DIRECTIONS FOR THIS TASK:
Output a verbatim copy of the data, cut off after the line that contains "import matplotlib.transforms as mtransforms".

* * * * * * * * *

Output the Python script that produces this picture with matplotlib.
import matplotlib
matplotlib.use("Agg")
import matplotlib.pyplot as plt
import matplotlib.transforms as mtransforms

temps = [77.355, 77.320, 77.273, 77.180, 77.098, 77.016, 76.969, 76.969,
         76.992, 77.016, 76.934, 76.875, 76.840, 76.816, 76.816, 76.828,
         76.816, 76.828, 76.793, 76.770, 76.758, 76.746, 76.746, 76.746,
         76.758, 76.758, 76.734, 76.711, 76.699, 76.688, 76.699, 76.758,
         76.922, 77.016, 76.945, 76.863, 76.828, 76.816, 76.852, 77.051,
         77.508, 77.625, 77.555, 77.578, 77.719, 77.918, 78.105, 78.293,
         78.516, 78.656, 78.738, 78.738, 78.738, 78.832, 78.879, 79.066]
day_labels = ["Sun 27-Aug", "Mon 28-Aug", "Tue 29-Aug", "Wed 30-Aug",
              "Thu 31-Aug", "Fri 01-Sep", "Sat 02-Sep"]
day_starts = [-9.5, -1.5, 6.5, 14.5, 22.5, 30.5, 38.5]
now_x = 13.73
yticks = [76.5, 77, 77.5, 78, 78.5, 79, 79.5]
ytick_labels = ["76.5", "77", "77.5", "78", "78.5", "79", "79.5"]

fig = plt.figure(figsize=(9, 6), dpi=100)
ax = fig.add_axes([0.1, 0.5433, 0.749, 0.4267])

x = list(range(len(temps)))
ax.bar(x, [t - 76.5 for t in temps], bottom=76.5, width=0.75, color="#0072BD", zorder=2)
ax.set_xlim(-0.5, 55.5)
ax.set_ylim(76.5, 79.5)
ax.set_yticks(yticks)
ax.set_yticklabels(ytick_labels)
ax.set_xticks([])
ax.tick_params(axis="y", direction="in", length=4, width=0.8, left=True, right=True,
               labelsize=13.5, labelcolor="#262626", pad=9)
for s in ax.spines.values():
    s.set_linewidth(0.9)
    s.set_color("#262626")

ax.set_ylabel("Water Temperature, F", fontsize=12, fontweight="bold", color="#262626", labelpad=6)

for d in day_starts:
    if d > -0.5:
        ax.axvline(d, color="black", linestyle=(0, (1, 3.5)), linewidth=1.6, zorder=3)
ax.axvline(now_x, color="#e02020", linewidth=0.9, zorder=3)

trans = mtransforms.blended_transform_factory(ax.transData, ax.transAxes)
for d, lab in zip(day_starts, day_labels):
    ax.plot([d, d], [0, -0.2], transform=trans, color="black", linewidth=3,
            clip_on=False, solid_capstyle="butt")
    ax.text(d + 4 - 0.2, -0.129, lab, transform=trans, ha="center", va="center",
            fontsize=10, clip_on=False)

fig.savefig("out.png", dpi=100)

* * * * * * * * *

ANSWER TO THE TASK:
Output the Python script that produces this picture with matplotlib.
import matplotlib
matplotlib.use("Agg")
import matplotlib.pyplot as plt
import matplotlib.transforms as mtransforms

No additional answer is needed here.